# [Short task]
Below is a listing; print exactly its lines from the one containing "Rebuild this chart" down to the one containing "ax2.set_yticks(range(0, 8))", both inclusive, with every picture left out.

# [Given data]

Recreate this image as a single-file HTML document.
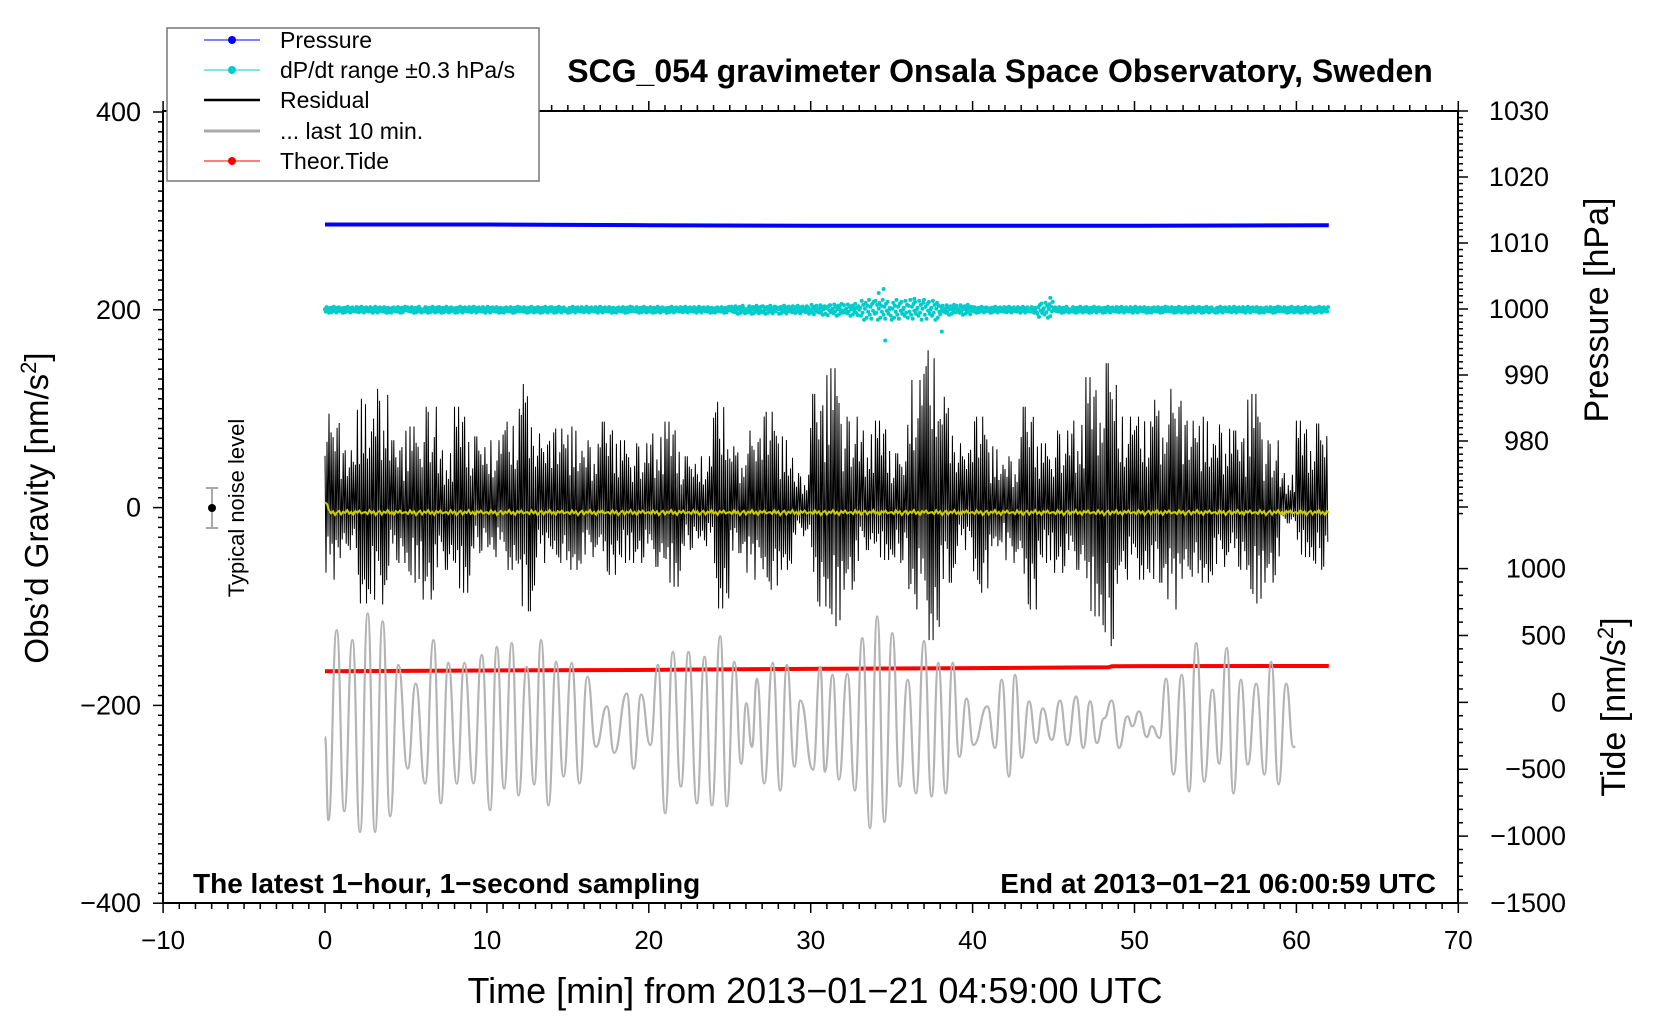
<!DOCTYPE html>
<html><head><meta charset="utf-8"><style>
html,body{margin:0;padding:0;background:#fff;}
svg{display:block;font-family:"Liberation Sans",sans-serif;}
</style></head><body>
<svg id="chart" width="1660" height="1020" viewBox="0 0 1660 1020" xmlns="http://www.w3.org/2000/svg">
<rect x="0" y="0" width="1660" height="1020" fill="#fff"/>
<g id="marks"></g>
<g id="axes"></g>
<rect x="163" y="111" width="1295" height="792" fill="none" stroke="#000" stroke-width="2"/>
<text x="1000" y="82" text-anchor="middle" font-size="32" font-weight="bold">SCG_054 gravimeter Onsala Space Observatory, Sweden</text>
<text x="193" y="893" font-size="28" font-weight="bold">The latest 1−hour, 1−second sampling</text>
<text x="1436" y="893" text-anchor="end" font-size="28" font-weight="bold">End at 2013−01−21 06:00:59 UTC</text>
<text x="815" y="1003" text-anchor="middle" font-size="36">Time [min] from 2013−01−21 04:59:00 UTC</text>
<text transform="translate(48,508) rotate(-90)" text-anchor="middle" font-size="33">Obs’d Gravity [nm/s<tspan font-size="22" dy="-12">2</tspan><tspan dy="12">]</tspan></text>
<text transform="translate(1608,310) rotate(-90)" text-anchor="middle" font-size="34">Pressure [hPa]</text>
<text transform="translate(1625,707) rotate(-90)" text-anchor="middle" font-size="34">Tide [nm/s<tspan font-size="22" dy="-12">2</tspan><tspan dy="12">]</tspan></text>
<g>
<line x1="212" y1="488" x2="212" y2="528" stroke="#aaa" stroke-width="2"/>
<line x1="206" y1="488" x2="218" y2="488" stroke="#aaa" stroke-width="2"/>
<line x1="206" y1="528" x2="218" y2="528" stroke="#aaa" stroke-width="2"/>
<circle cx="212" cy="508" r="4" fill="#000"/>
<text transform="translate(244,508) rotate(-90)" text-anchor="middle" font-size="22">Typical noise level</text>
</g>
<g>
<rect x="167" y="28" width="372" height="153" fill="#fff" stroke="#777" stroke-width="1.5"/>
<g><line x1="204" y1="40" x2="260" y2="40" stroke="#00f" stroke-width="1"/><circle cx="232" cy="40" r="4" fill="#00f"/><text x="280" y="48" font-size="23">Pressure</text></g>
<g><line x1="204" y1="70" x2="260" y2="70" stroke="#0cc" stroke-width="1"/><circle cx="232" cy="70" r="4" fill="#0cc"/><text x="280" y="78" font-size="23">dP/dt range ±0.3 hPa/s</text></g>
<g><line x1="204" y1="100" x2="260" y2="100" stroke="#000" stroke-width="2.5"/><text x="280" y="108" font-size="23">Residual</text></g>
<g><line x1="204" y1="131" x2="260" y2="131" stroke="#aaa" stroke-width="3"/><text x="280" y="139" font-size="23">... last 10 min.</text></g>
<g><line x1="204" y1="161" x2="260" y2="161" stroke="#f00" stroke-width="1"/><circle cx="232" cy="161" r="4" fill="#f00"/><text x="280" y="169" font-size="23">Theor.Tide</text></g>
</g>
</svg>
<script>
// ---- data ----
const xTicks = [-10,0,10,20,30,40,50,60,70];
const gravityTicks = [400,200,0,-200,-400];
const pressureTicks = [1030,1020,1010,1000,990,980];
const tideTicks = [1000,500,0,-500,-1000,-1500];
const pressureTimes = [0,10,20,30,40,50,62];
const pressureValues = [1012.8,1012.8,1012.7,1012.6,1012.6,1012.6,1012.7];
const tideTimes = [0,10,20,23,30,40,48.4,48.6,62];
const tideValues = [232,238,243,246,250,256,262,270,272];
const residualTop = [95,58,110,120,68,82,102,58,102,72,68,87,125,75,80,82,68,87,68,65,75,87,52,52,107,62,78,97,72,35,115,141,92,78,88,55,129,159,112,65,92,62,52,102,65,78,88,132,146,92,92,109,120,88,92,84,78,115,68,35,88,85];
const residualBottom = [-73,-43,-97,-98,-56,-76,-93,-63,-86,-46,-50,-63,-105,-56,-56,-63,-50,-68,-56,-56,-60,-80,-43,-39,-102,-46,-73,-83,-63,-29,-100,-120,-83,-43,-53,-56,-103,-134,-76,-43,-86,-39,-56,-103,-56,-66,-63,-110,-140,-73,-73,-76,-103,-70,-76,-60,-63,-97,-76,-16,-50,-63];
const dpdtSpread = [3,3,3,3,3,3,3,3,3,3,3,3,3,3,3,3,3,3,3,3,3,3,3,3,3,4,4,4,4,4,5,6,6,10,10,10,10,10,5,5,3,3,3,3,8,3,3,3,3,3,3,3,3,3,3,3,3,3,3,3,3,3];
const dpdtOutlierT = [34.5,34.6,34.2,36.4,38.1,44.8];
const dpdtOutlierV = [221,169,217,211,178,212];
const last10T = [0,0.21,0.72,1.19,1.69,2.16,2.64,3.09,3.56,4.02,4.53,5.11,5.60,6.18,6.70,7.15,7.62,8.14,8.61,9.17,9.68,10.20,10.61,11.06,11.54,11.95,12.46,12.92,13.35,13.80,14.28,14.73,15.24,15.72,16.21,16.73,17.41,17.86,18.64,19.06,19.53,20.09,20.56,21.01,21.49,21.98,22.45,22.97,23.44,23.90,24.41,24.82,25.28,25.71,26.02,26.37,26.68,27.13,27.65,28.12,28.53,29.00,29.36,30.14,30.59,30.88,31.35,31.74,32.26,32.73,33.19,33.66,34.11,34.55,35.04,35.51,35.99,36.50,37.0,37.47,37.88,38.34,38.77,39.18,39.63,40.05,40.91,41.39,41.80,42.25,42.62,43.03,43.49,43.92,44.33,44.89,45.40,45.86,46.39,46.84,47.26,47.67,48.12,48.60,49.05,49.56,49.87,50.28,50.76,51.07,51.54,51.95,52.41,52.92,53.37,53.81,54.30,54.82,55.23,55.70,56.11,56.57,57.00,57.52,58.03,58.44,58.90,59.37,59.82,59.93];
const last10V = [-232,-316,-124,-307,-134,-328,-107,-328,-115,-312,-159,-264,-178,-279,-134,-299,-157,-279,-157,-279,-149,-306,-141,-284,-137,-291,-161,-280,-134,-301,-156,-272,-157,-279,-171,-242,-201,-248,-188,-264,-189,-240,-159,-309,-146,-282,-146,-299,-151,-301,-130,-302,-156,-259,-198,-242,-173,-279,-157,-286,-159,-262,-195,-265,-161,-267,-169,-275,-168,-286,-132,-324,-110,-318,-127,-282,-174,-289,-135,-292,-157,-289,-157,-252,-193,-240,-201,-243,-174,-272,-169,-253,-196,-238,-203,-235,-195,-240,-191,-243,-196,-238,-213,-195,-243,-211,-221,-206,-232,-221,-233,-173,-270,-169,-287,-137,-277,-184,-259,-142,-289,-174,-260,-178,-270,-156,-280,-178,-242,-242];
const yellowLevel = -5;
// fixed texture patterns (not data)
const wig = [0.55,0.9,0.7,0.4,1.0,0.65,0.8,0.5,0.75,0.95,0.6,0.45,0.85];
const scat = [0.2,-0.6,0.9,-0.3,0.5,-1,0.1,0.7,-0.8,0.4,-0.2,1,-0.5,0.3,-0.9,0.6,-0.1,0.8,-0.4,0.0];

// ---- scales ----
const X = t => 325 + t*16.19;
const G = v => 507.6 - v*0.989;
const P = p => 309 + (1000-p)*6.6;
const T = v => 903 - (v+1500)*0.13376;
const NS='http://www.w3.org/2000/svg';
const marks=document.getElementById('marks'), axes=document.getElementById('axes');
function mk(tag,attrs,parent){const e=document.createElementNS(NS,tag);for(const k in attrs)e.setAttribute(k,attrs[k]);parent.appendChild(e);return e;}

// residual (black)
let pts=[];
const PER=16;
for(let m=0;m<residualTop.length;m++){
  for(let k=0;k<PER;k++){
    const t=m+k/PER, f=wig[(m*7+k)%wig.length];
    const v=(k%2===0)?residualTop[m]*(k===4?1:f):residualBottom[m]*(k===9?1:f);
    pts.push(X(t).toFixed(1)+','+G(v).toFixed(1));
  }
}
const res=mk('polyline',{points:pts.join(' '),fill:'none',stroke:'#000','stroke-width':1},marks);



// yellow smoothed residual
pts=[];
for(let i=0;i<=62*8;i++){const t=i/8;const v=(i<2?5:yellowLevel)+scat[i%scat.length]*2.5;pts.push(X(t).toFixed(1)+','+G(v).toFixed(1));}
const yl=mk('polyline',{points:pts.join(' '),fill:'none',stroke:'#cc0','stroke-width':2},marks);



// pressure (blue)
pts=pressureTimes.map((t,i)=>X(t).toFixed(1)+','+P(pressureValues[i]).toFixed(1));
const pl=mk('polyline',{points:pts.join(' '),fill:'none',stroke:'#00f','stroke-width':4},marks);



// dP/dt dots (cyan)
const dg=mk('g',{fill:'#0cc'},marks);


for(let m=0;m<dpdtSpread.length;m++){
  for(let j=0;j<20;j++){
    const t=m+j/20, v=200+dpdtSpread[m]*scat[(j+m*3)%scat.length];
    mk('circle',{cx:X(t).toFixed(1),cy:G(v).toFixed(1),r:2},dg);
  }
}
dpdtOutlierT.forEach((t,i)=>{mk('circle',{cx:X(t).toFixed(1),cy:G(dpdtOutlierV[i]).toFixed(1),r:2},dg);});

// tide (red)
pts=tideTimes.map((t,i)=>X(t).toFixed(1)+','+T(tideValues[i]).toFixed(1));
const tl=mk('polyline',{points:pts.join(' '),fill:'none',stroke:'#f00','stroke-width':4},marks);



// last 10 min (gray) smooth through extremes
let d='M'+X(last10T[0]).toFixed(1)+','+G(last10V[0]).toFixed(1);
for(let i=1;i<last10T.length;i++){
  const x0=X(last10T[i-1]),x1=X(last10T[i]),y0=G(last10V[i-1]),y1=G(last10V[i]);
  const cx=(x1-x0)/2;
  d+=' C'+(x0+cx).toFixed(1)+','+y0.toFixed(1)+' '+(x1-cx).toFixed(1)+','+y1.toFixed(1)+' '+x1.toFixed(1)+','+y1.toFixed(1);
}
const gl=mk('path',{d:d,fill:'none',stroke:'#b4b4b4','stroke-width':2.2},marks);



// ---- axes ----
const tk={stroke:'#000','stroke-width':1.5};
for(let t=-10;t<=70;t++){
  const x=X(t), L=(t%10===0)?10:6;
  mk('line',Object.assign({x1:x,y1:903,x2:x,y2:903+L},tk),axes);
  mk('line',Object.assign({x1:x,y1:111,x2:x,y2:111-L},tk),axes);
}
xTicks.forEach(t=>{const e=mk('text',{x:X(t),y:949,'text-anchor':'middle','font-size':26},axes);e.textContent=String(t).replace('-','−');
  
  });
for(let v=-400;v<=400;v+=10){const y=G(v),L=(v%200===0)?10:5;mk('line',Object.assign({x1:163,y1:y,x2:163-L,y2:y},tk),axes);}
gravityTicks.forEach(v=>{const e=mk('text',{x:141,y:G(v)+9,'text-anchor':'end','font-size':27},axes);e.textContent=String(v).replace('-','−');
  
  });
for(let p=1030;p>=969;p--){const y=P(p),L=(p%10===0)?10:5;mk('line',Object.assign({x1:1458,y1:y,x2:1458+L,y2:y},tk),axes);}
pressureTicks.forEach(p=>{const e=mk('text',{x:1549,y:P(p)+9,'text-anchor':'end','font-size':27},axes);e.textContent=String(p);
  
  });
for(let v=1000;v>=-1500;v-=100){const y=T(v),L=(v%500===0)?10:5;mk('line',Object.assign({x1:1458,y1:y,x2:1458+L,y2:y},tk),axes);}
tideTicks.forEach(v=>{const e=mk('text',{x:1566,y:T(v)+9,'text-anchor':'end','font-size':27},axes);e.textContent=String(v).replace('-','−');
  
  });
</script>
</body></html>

==

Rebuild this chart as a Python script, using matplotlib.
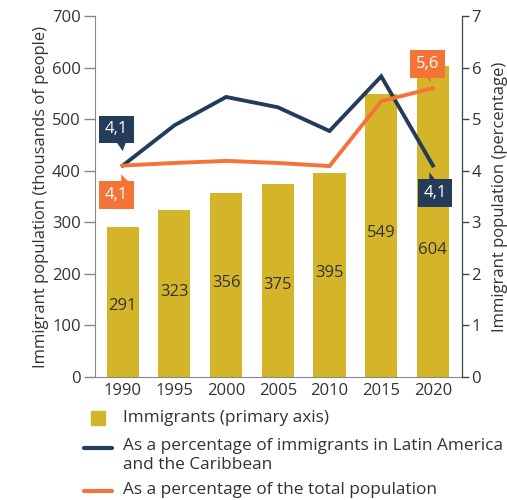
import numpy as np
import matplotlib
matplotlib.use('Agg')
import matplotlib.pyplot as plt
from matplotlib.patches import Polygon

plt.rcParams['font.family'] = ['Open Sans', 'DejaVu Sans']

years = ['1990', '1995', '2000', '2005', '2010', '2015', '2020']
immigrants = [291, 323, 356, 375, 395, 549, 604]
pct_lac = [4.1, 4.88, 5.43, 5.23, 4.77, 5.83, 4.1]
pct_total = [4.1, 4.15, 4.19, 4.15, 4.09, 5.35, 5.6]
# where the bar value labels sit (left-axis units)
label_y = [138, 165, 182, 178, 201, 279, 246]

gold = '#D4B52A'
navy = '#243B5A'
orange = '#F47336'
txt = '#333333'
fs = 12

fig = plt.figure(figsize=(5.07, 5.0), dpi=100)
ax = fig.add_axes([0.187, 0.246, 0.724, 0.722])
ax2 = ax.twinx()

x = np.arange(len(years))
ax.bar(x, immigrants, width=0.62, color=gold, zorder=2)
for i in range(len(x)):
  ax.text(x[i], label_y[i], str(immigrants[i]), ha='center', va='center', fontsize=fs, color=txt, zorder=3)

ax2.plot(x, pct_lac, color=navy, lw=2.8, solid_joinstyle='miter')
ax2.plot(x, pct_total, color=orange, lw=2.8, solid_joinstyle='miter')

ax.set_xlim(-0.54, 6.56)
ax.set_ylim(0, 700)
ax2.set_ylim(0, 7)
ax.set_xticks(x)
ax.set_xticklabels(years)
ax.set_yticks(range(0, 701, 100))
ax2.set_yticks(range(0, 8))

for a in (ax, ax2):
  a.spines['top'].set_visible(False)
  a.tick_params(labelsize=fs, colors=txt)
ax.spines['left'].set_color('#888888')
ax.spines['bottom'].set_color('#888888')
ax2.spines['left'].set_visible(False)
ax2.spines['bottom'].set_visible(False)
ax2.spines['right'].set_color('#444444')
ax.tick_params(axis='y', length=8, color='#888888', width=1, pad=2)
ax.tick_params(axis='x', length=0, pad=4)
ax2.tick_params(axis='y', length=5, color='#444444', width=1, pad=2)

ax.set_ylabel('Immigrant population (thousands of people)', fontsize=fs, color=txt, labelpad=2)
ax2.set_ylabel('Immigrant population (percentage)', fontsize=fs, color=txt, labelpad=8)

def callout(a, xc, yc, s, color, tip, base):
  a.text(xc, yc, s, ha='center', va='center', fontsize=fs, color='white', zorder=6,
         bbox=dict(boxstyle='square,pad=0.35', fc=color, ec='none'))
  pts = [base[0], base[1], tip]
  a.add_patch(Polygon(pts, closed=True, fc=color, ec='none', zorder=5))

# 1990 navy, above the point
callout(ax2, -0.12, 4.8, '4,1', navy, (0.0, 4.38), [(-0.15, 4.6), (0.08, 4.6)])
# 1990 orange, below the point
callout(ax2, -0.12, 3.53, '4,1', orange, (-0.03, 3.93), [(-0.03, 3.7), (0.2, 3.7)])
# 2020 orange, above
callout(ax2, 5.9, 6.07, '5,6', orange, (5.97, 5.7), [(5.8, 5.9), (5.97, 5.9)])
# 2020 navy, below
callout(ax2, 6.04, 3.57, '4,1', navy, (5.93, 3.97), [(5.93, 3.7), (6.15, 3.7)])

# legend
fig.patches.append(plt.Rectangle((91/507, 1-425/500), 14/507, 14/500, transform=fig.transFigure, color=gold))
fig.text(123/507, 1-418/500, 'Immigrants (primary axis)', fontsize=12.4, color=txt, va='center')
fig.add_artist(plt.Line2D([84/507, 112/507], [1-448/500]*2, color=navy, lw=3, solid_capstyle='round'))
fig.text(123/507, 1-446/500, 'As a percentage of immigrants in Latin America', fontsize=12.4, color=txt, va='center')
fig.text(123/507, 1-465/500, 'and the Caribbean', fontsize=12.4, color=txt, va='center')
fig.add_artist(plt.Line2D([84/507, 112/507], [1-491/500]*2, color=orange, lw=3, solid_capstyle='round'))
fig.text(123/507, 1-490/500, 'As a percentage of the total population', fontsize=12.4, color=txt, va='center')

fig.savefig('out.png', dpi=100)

# [Result below]
Rebuild this chart as a Python script, using matplotlib.
import numpy as np
import matplotlib
matplotlib.use('Agg')
import matplotlib.pyplot as plt
from matplotlib.patches import Polygon

plt.rcParams['font.family'] = ['Open Sans', 'DejaVu Sans']

years = ['1990', '1995', '2000', '2005', '2010', '2015', '2020']
immigrants = [291, 323, 356, 375, 395, 549, 604]
pct_lac = [4.1, 4.88, 5.43, 5.23, 4.77, 5.83, 4.1]
pct_total = [4.1, 4.15, 4.19, 4.15, 4.09, 5.35, 5.6]
# where the bar value labels sit (left-axis units)
label_y = [138, 165, 182, 178, 201, 279, 246]

gold = '#D4B52A'
navy = '#243B5A'
orange = '#F47336'
txt = '#333333'
fs = 12

fig = plt.figure(figsize=(5.07, 5.0), dpi=100)
ax = fig.add_axes([0.187, 0.246, 0.724, 0.722])
ax2 = ax.twinx()

x = np.arange(len(years))
ax.bar(x, immigrants, width=0.62, color=gold, zorder=2)
for i in range(len(x)):
  ax.text(x[i], label_y[i], str(immigrants[i]), ha='center', va='center', fontsize=fs, color=txt, zorder=3)

ax2.plot(x, pct_lac, color=navy, lw=2.8, solid_joinstyle='miter')
ax2.plot(x, pct_total, color=orange, lw=2.8, solid_joinstyle='miter')

ax.set_xlim(-0.54, 6.56)
ax.set_ylim(0, 700)
ax2.set_ylim(0, 7)
ax.set_xticks(x)
ax.set_xticklabels(years)
ax.set_yticks(range(0, 701, 100))
ax2.set_yticks(range(0, 8))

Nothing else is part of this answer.